Apparently - because I don't remember it – I have been saying even as a primary school pupil that I'm going to write, I’ve been saying it repeatedly. It happened much later. I still remember the book Zew przestworzy - opowieść o Żwirce i Wigurze („The Call of the Sky – a Story about Żwirko and Wigura”). I read it three times in my childhood I think, and it stuck right in my head. It was on my shelf, and I used to return to it often. Maybe it was this book that awakened the need for movement, which later materialised.

Then, of course, there was the story O psie, który jeździł koleją (“Lampo, the Travelling Dog”), and I still remember it today. A universal story that appears in many countries - sometimes the animals change, but the idea is similar. If I were to point to a specific book, it would be the one about Żwirko and Wigura though. I was delighted by it, and something started to sprout in me.

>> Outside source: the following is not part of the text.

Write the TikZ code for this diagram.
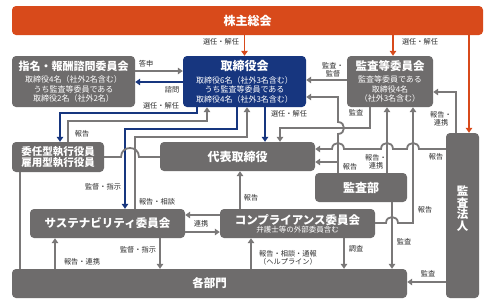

What are you looking for in literature?

I think I'm looking for a description of emotions, something that allows us to describe in words some emotional state, experience, not in a literal sense, something that grabs the heart or throat and makes us unable to break away from it. This is probably the most important thing.

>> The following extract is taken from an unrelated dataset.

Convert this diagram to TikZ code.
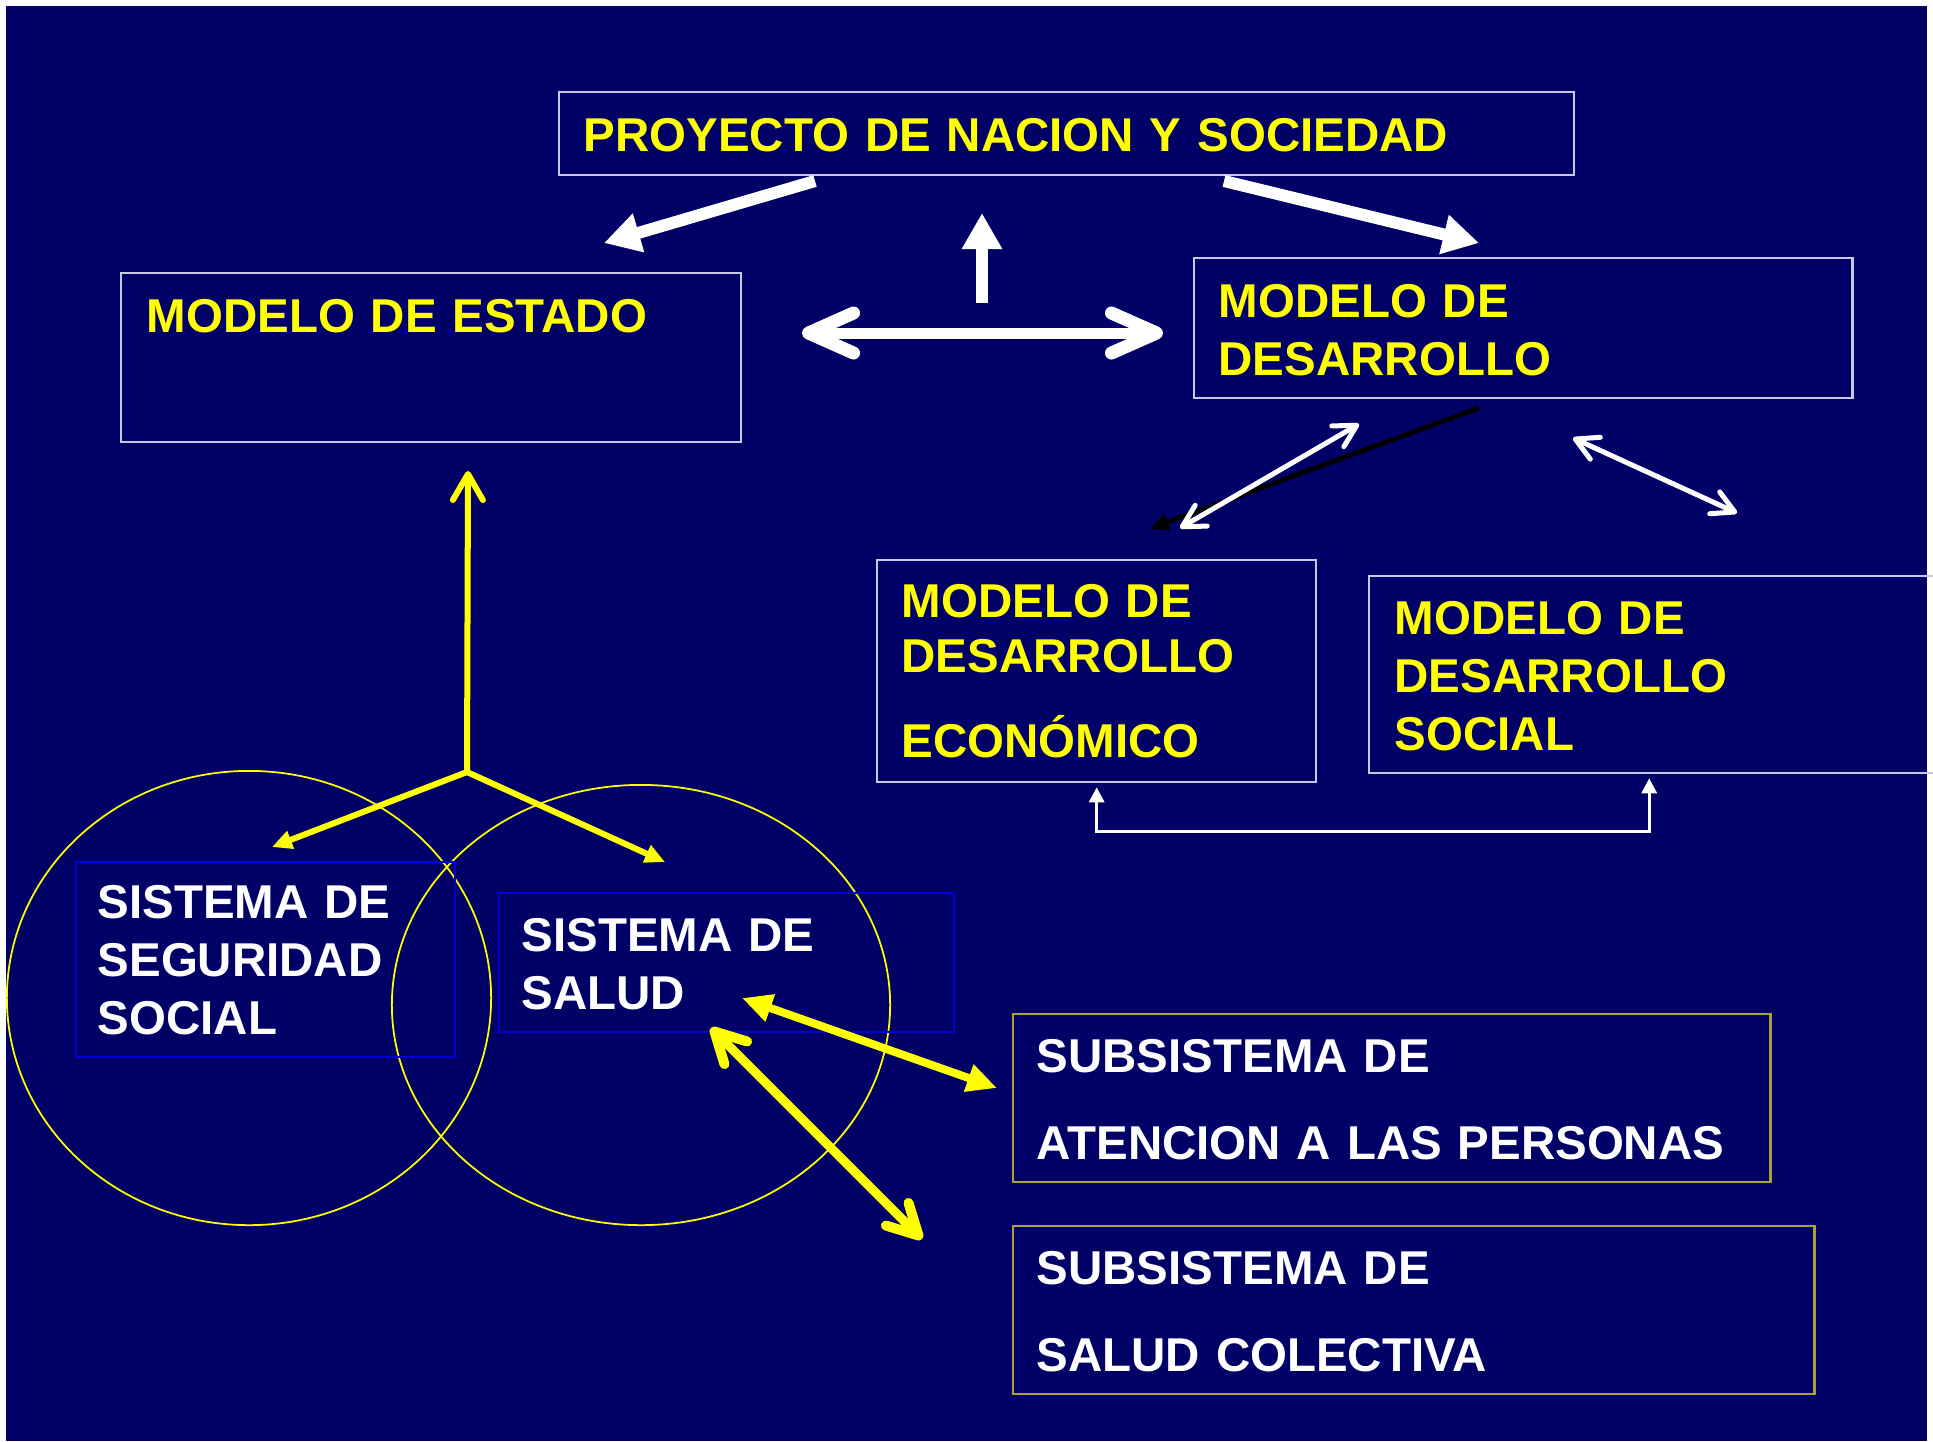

Do you ever reach for prose?

Among Polish authors, I really like Hubert Klimko-Dobrzaniecki, who wrote about Iceland, he spent ten years there, so he knows it well and can judge it soberly. He knows its advantages as well as those aspects that are not very pleasant and that we, as tourists, usually do not see. I recommend his diptych Dom Róży. Krýsuvík (“Rose’s House. Krýsuvík”). Rzeczy pierwsze (“First Things”) is also interesting, just like his other books, which are half fictional, half biographical - at some point, we do not know where the facts end and where the creation begins. His new novel, Złodzieje bzu (“Lilac Thieves”), is about to be published, and it will surely be another surprise. I also value Maja Wolny; she has published the book Powrót z Północy (“Return from the North”), which begins with the protagonist's journey on the Trans-Siberian railway, which, by the way, is very close to me, as I devoted my first book to it.